Reproduce exactly the run of lines from the one containing "Give me the matplotlib source for this chart." through the one containing "ax = fig.add_axes([0.194, 0.1436, 0.549, 0.806])". Pictures do not belong in the copy.

◆ Data rows:

begin

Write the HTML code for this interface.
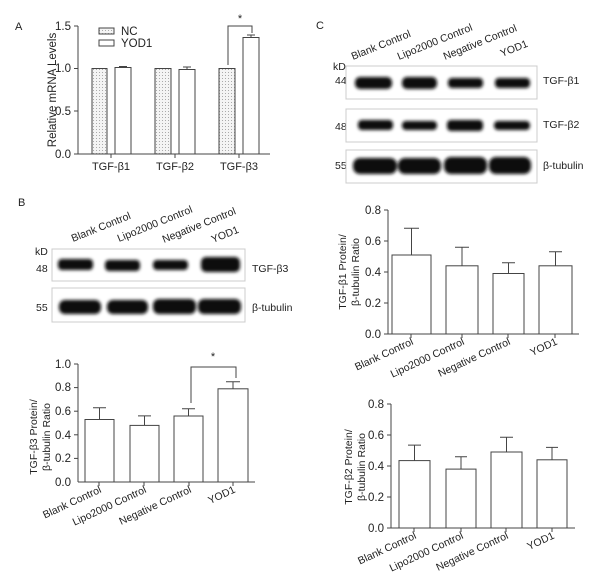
<!DOCTYPE html>
<html><head><meta charset="utf-8"><style>
body{margin:0;background:#fff}
svg{display:block;font-family:"Liberation Sans",Arial,sans-serif}
</style></head><body>
<svg width="605" height="580" viewBox="0 0 605 580" xmlns="http://www.w3.org/2000/svg">
<defs>
<pattern id="dots" width="3" height="3" patternUnits="userSpaceOnUse"><rect width="3" height="3" fill="#f4f4f4"/><rect width="1" height="1" fill="#aaa"/></pattern>
<filter id="bl" x="-20%" y="-50%" width="140%" height="200%"><feGaussianBlur stdDeviation="1.5"/></filter>
</defs>
<g fill="#222" font-size="11">
<!-- Panel A -->
<text x="15" y="30" font-size="11">A</text>
<g stroke="#444" stroke-width="1" fill="none">
<line x1="78" y1="26" x2="78" y2="154"/>
<line x1="78" y1="154" x2="270" y2="154"/>
<line x1="74" y1="26" x2="78" y2="26"/><line x1="74" y1="68.5" x2="78" y2="68.5"/><line x1="74" y1="111" x2="78" y2="111"/><line x1="74" y1="154" x2="78" y2="154"/>
<line x1="111" y1="154" x2="111" y2="158"/><line x1="175" y1="154" x2="175" y2="158"/><line x1="239" y1="154" x2="239" y2="158"/>
<rect x="92" y="68.5" width="15" height="85.5" fill="url(#dots)"/>
<rect x="115" y="67.5" width="16" height="86.5" fill="#fff"/>
<rect x="155" y="68.5" width="16" height="85.5" fill="url(#dots)"/>
<rect x="179" y="69.5" width="16" height="84.5" fill="#fff"/>
<rect x="219" y="68.5" width="16" height="85.5" fill="url(#dots)"/>
<rect x="243" y="37.5" width="16" height="116.5" fill="#fff"/>
<line x1="123" y1="67.5" x2="123" y2="66.5"/><line x1="119" y1="66.5" x2="127" y2="66.5"/>
<line x1="187" y1="69.5" x2="187" y2="67"/><line x1="183" y1="67" x2="191" y2="67"/>
<line x1="251" y1="37.5" x2="251" y2="35"/><line x1="247" y1="35" x2="255" y2="35"/>
<polyline points="228,65 228,26 252,26 252,33"/>
<rect x="99" y="28" width="15" height="6" fill="url(#dots)"/>
<rect x="99" y="40" width="15" height="6" fill="#fff"/>
</g>
<text x="240" y="22" text-anchor="middle" font-size="11">*</text>
<text x="121" y="35" font-size="11.5">NC</text>
<text x="121" y="47" font-size="11.5">YOD1</text>
<g font-size="11.5" text-anchor="end">
<text x="71" y="30">1.5</text><text x="71" y="72">1.0</text><text x="71" y="115">0.5</text><text x="71" y="158">0.0</text>
</g>
<text transform="translate(56,90) rotate(-90)" text-anchor="middle" font-size="11.5">Relative mRNA Levels</text>
<g font-size="11" text-anchor="middle">
<text x="111" y="170">TGF-β1</text><text x="175" y="170">TGF-β2</text><text x="239" y="170">TGF-β3</text>
</g>

<!-- Panel B western -->
<text x="18" y="206">B</text>
<g font-size="10.5">
<text transform="translate(73,242) rotate(-22)">Blank Control</text>
<text transform="translate(119,242) rotate(-22)">Lipo2000 Control</text>
<text transform="translate(164,243) rotate(-22)">Negative Control</text>
<text transform="translate(213,243) rotate(-22)">YOD1</text>
<text x="35" y="255">kD</text>
<text x="36" y="272">48</text>
<text x="36" y="311">55</text>
<text x="252" y="272">TGF-β3</text>
<text x="252" y="311">β-tubulin</text>
</g>
<rect x="52" y="249" width="193" height="32" fill="#fff" stroke="#ccc"/>
<rect x="52" y="288" width="193" height="34" fill="#fff" stroke="#ccc"/>
<g filter="url(#bl)" fill="#111">
<rect x="58" y="259" width="35" height="11" rx="4"/>
<rect x="105" y="260" width="35" height="11" rx="4"/>
<rect x="153" y="260" width="35" height="10" rx="4"/>
<rect x="201" y="257" width="39" height="15" rx="5"/>
<rect x="59" y="300" width="42" height="14" rx="6"/>
<rect x="107" y="300" width="41" height="14" rx="6"/>
<rect x="153" y="299" width="43" height="15" rx="6"/>
<rect x="198" y="299" width="43" height="15" rx="6"/>
</g>

<!-- Panel B chart -->
<g stroke="#444" fill="#fff">
<line x1="78" y1="364" x2="78" y2="482"/><line x1="78" y1="482" x2="255" y2="482"/>
<line x1="74" y1="364" x2="78" y2="364"/><line x1="74" y1="387.6" x2="78" y2="387.6"/><line x1="74" y1="411.2" x2="78" y2="411.2"/><line x1="74" y1="434.8" x2="78" y2="434.8"/><line x1="74" y1="458.4" x2="78" y2="458.4"/>
<line x1="99" y1="482" x2="99" y2="486"/><line x1="144" y1="482" x2="144" y2="486"/><line x1="189" y1="482" x2="189" y2="486"/><line x1="233" y1="482" x2="233" y2="486"/>
<rect x="85" y="419.5" width="29" height="62.5"/>
<rect x="130" y="425.4" width="29" height="56.6"/>
<rect x="174" y="416" width="29" height="66"/>
<rect x="218" y="388.8" width="30" height="93.2"/>
<path fill="none" d="M99.5 419.5V407.7M93 407.7H106M144.5 425.4V415.9M138 415.9H151M188.5 416V408.8M182 408.8H195M233 388.8V381.7M226 381.7H240"/>
<polyline fill="none" points="191,403 191,367 236,367 236,378"/>
</g>
<text x="213" y="360" text-anchor="middle">*</text>
<g font-size="11.5" text-anchor="end">
<text x="71" y="368">1.0</text><text x="71" y="391">0.8</text><text x="71" y="415">0.6</text><text x="71" y="439">0.4</text><text x="71" y="462">0.2</text><text x="71" y="486">0.0</text>
</g>
<g font-size="10.5" text-anchor="middle">
<text transform="translate(37,437) rotate(-90)">TGF-β3 Protein/</text>
<text transform="translate(50,437) rotate(-90)">β-tubulin Ratio</text>
</g>
<g font-size="10.5" text-anchor="end">
<text transform="translate(102,492) rotate(-25)">Blank Control</text>
<text transform="translate(147,492) rotate(-25)">Lipo2000 Control</text>
<text transform="translate(192,492) rotate(-25)">Negative Control</text>
<text transform="translate(236,492) rotate(-25)">YOD1</text>
</g>

<!-- Panel C western -->
<text x="316" y="29">C</text>
<g font-size="10.5">
<text transform="translate(353,60) rotate(-22)">Blank Control</text>
<text transform="translate(399,60) rotate(-22)">Lipo2000 Control</text>
<text transform="translate(445,60) rotate(-22)">Negative Control</text>
<text transform="translate(502,57) rotate(-22)">YOD1</text>
<text x="333" y="70">kD</text>
<text x="335" y="84">44</text>
<text x="335" y="130">48</text>
<text x="335" y="169">55</text>
<text x="543" y="84">TGF-β1</text>
<text x="543" y="128">TGF-β2</text>
<text x="543" y="169">β-tubulin</text>
</g>
<rect x="346" y="66" width="191" height="33" fill="#fff" stroke="#ccc"/>
<rect x="346" y="109" width="191" height="33" fill="#fff" stroke="#ccc"/>
<rect x="346" y="150" width="191" height="33" fill="#fff" stroke="#ccc"/>
<g filter="url(#bl)" fill="#111">
<rect x="355" y="77" width="37" height="12" rx="5"/>
<rect x="402" y="77" width="35" height="12" rx="5"/>
<rect x="448" y="78" width="35" height="10" rx="4"/>
<rect x="495" y="78" width="35" height="10" rx="4"/>
<rect x="358" y="120" width="35" height="10" rx="4"/>
<rect x="402" y="121" width="35" height="9" rx="4"/>
<rect x="447" y="120" width="36" height="11" rx="4"/>
<rect x="494" y="121" width="36" height="9" rx="4"/>
<rect x="353" y="158" width="44" height="16" rx="7"/>
<rect x="398" y="158" width="43" height="16" rx="7"/>
<rect x="444" y="157" width="43" height="17" rx="7"/>
<rect x="489" y="157" width="42" height="17" rx="7"/>
</g>

<!-- Panel C chart 1 -->
<g stroke="#444" fill="#fff">
<line x1="388" y1="210" x2="388" y2="334"/><line x1="388" y1="334" x2="579" y2="334"/>
<path fill="none" d="M384 210H388M384 241H388M384 272H388M384 303H388M384 334H388M411 334V338M462 334V338M508 334V338M555 334V338"/>
<rect x="392" y="255" width="39" height="79"/>
<rect x="446" y="265.8" width="32" height="68.2"/>
<rect x="493" y="273.5" width="31" height="60.5"/>
<rect x="539" y="265.8" width="33" height="68.2"/>
<path fill="none" d="M411.5 255V228.2M404 228.2H419M462 265.8V247.2M455 247.2H469M508.5 273.5V262.7M502 262.7H515M555.5 265.8V251.8M549 251.8H562"/>
</g>
<g font-size="11.5" text-anchor="end">
<text x="381" y="214">0.8</text><text x="381" y="245">0.6</text><text x="381" y="276">0.4</text><text x="381" y="307">0.2</text><text x="381" y="338">0.0</text>
</g>
<g font-size="10.5" text-anchor="middle">
<text transform="translate(346,272) rotate(-90)">TGF-β1 Protein/</text>
<text transform="translate(359,272) rotate(-90)">β-tubulin Ratio</text>
</g>
<g font-size="10.5" text-anchor="end">
<text transform="translate(414,344) rotate(-25)">Blank Control</text>
<text transform="translate(465,344) rotate(-25)">Lipo2000 Control</text>
<text transform="translate(511,344) rotate(-25)">Negative Control</text>
<text transform="translate(558,344) rotate(-25)">YOD1</text>
</g>

<!-- Panel C chart 2 -->
<g stroke="#444" fill="#fff">
<line x1="391" y1="404" x2="391" y2="528"/><line x1="391" y1="528" x2="575" y2="528"/>
<path fill="none" d="M387 404H391M387 435H391M387 466H391M387 497H391M387 528H391M414 528V532M461 528V532M506 528V532M552 528V532"/>
<rect x="399" y="460.6" width="31" height="67.4"/>
<rect x="446" y="469.1" width="30" height="58.9"/>
<rect x="491" y="452" width="31" height="76"/>
<rect x="537" y="459.8" width="30" height="68.2"/>
<path fill="none" d="M414.5 460.6V445.1M408 445.1H421M461 469.1V456.7M455 456.7H467M506.5 452V437.3M500 437.3H513M552 459.8V447.4M546 447.4H558"/>
</g>
<g font-size="11.5" text-anchor="end">
<text x="384" y="408">0.8</text><text x="384" y="439">0.6</text><text x="384" y="470">0.4</text><text x="384" y="501">0.2</text><text x="384" y="532">0.0</text>
</g>
<g font-size="10.5" text-anchor="middle">
<text transform="translate(352,467) rotate(-90)">TGF-β2 Protein/</text>
<text transform="translate(365,467) rotate(-90)">β-tubulin Ratio</text>
</g>
<g font-size="10.5" text-anchor="end">
<text transform="translate(417,538) rotate(-25)">Blank Control</text>
<text transform="translate(464,538) rotate(-25)">Lipo2000 Control</text>
<text transform="translate(509,538) rotate(-25)">Negative Control</text>
<text transform="translate(555,538) rotate(-25)">YOD1</text>
</g>
</g>
</svg>
</body></html>
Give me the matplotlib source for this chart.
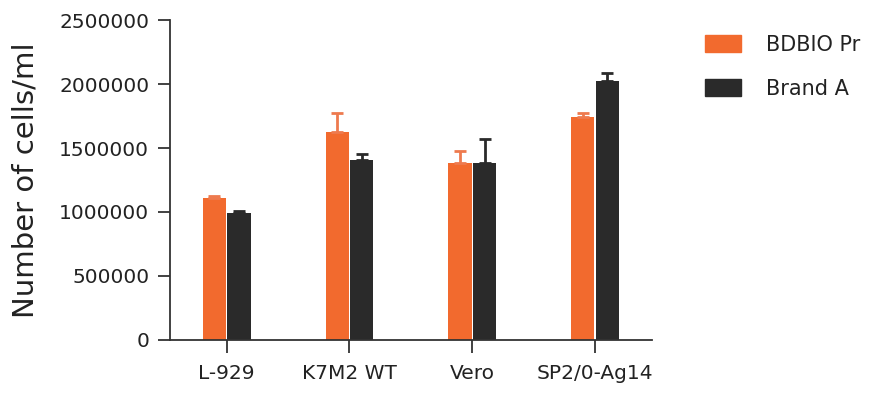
import numpy as np
import matplotlib.pyplot as plt
from matplotlib.patches import Patch

categories = ['L-929', 'K7M2 WT', 'Vero', 'SP2/0-Ag14']
bdbio = [1112000, 1625000, 1383000, 1742000]
bdbio_err = [15000, 146000, 96000, 34000]
brand_a = [992000, 1406000, 1383000, 2023000]
brand_a_err = [15000, 45000, 185000, 60000]
series_names = ['BDBIO Pr', 'Brand A']

orange = '#F26A2E'
dark = '#2A2A2A'

plt.rcParams['font.family'] = ['DejaVu Sans']

fig = plt.figure(figsize=(8.77, 3.97), dpi=100)
ax = fig.add_axes([0.194, 0.1436, 0.549, 0.806])

x = np.arange(len(categories))
w = 0.19
ax.bar(x - w / 2 - 0.005, bdbio, width=w, color=orange,
       yerr=[np.zeros(4), bdbio_err], error_kw=dict(ecolor='#EE7A4E', elinewidth=2, capsize=4.5, capthick=2))
ax.bar(x + w / 2 + 0.005, brand_a, width=w, color=dark,
       yerr=[np.zeros(4), brand_a_err], error_kw=dict(ecolor=dark, elinewidth=2, capsize=4.5, capthick=2))

ax.set_xlim(-0.46, 3.46)
ax.set_ylim(0, 2500000)
ax.set_yticks(np.arange(0, 2500001, 500000))
ax.set_yticklabels([str(v) for v in range(0, 2500001, 500000)])
ax.set_xticks(x)
ax.set_xticklabels(categories)

for s in ['top', 'right']:
    ax.spines[s].set_visible(False)
for s in ['left', 'bottom']:
    ax.spines[s].set_color('#333333')
    ax.spines[s].set_linewidth(1.3)
ax.tick_params(axis='both', length=9, width=1.3, color='#333333', labelsize=14.5, labelcolor='#222222')
ax.tick_params(axis='y', pad=6)
ax.tick_params(axis='x', pad=8)

ax.set_ylabel('Number of cells/ml', fontsize=21, color='#222222', labelpad=14)

handles = [Patch(color=orange), Patch(color=dark)]
fig.legend(handles, series_names, loc='upper left', bbox_to_anchor=(0.783, 0.96),
           frameon=False, fontsize=15, handlelength=1.7, handleheight=0.9,
           handletextpad=1.2, labelspacing=1.15, labelcolor='#222222')

plt.savefig('out.png', dpi=100)
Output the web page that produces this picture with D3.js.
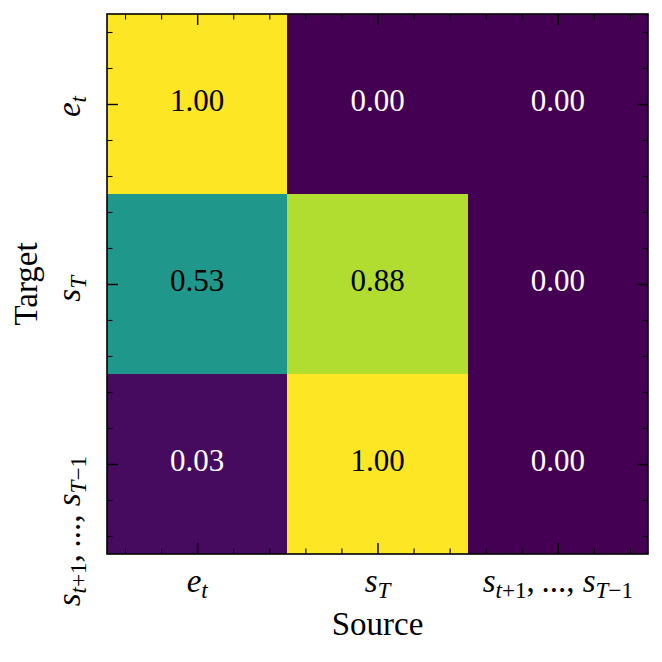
<!DOCTYPE html>
<html>
<head>
<meta charset="utf-8">
<script src="https://d3js.org/d3.v7.min.js"></script>
<style>
  body { margin: 0; background: #fff; }
  svg text { font-family: "Liberation Serif", "DejaVu Serif", serif; }
</style>
</head>
<body>
<div id="chart"></div>
<script>
// Data
const sources = ["e_t", "s_T", "s_{t+1},\u2009..., s_{T\u22121}"];
const targets = ["e_t", "s_T", "s_{t+1},\u2009..., s_{T\u22121}"];
const values = [
  [1.00, 0.00, 0.00],
  [0.53, 0.88, 0.00],
  [0.03, 1.00, 0.00]
];
const xTitle = "Source";
const yTitle = "Target";

const W = 662, H = 662;
const margin = {left: 107, top: 14, right: 14, bottom: 108};
const w = W - margin.left - margin.right;
const h = H - margin.top - margin.bottom;
const fs = 33;     // labels
const fsVal = 31;  // cell annotations

const svg = d3.select("#chart").append("svg")
  .attr("width", W).attr("height", H);
const g = svg.append("g").attr("transform", `translate(${margin.left},${margin.top})`);

// index scales, like imshow extent -0.5 .. n-0.5
const x = d3.scaleLinear().domain([-0.5, sources.length - 0.5]).range([0, w]);
const y = d3.scaleLinear().domain([-0.5, targets.length - 0.5]).range([0, h]);
const color = d3.scaleSequential(d3.interpolateViridis).domain([0, 1]);

// cells
const cells = [];
values.forEach((row, r) => row.forEach((v, c) => cells.push({r, c, v})));

g.selectAll("rect.cell").data(cells).enter().append("rect")
  .attr("class", "cell")
  .attr("x", d => x(d.c - 0.5))
  .attr("y", d => y(d.r - 0.5))
  .attr("width", x(0.5) - x(-0.5))
  .attr("height", y(0.5) - y(-0.5))
  .attr("fill", d => color(d.v))
  .attr("shape-rendering", "crispEdges");

g.selectAll("text.val").data(cells).enter().append("text")
  .attr("class", "val")
  .attr("x", d => x(d.c))
  .attr("y", d => y(d.r))
  .attr("dy", "0.24em")
  .attr("text-anchor", "middle")
  .style("font-size", fsVal + "px")
  .attr("fill", d => d.v > 0.5 ? "#000" : "#fff")
  .text(d => d.v.toFixed(2));

// ticks, inward on all four sides
const major = d3.range(sources.length);
const minor = d3.range(-0.4, sources.length - 0.5, 0.2)
  .map(d => +d.toFixed(1))
  .filter(d => Math.abs(d - Math.round(d)) > 1e-6);

function tickAxis(axis, vals, size, tr, sw) {
  const a = g.append("g").attr("transform", tr)
    .call(axis.tickValues(vals).tickSize(-size).tickFormat(""));
  a.select(".domain").remove();
  a.selectAll("line").attr("stroke", "#000").attr("stroke-width", sw);
}
[[major, 11, 1.4], [minor, 5.5, 1.1]].forEach(([vals, size, sw]) => {
  tickAxis(d3.axisBottom(x), vals, size, `translate(0,${h})`, sw);
  tickAxis(d3.axisTop(x), vals, size, "translate(0,0)", sw);
  tickAxis(d3.axisLeft(y), vals, size, "translate(0,0)", sw);
  tickAxis(d3.axisRight(y), vals, size, `translate(${w},0)`, sw);
});

g.append("rect")
  .attr("width", w).attr("height", h)
  .attr("fill", "none").attr("stroke", "#000").attr("stroke-width", 1.6);

// tiny math-like label writer: letters italic, "_x" or "_{..}" subscripts
function mathText(text, str) {
  const segs = [];
  let i = 0, buf = "";
  while (i < str.length) {
    if (str[i] === "_") {
      if (buf) { segs.push({t: buf, sub: false}); buf = ""; }
      i++;
      let grp;
      if (str[i] === "{") { const j = str.indexOf("}", i); grp = str.slice(i + 1, j); i = j + 1; }
      else { grp = str[i]; i++; }
      segs.push({t: grp, sub: true});
    } else { buf += str[i]; i++; }
  }
  if (buf) segs.push({t: buf, sub: false});
  const shift = fs * 0.18;
  let down = false;
  segs.forEach(s => {
    s.t.match(/[A-Za-z]+|[^A-Za-z]+/g).forEach(run => {
      const ts = text.append("tspan").text(run)
        .style("font-style", /[A-Za-z]/.test(run) ? "italic" : "normal")
        .style("font-size", (s.sub ? fs * 0.7 : fs) + "px");
      if (s.sub && !down) { ts.attr("dy", shift); down = true; }
      else if (!s.sub && down) { ts.attr("dy", -shift); down = false; }
    });
  });
}

// x tick labels
sources.forEach((s, i) => {
  const t = g.append("text")
    .attr("x", x(i)).attr("y", h + 38)
    .attr("text-anchor", "middle")
    .style("font-size", fs + "px");
  mathText(t, s);
});

// y tick labels, rotated
targets.forEach((s, i) => {
  const t = g.append("text")
    .attr("transform", `translate(-27,${y(i) - 8}) rotate(-90)`)
    .attr("text-anchor", "end")
    .style("font-size", fs + "px");
  mathText(t, s);
});

// axis titles
g.append("text")
  .attr("x", w / 2).attr("y", h + 81)
  .attr("text-anchor", "middle")
  .style("font-size", fs + "px")
  .text(xTitle);

g.append("text")
  .attr("transform", `translate(-70,${h / 2}) rotate(-90)`)
  .attr("text-anchor", "middle")
  .style("font-size", fs + "px")
  .text(yTitle);
</script>
</body>
</html>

end

◆ Reply to the task:
Give me the matplotlib source for this chart.
import numpy as np
import matplotlib.pyplot as plt
from matplotlib.patches import Patch

categories = ['L-929', 'K7M2 WT', 'Vero', 'SP2/0-Ag14']
bdbio = [1112000, 1625000, 1383000, 1742000]
bdbio_err = [15000, 146000, 96000, 34000]
brand_a = [992000, 1406000, 1383000, 2023000]
brand_a_err = [15000, 45000, 185000, 60000]
series_names = ['BDBIO Pr', 'Brand A']

orange = '#F26A2E'
dark = '#2A2A2A'

plt.rcParams['font.family'] = ['DejaVu Sans']

fig = plt.figure(figsize=(8.77, 3.97), dpi=100)
ax = fig.add_axes([0.194, 0.1436, 0.549, 0.806])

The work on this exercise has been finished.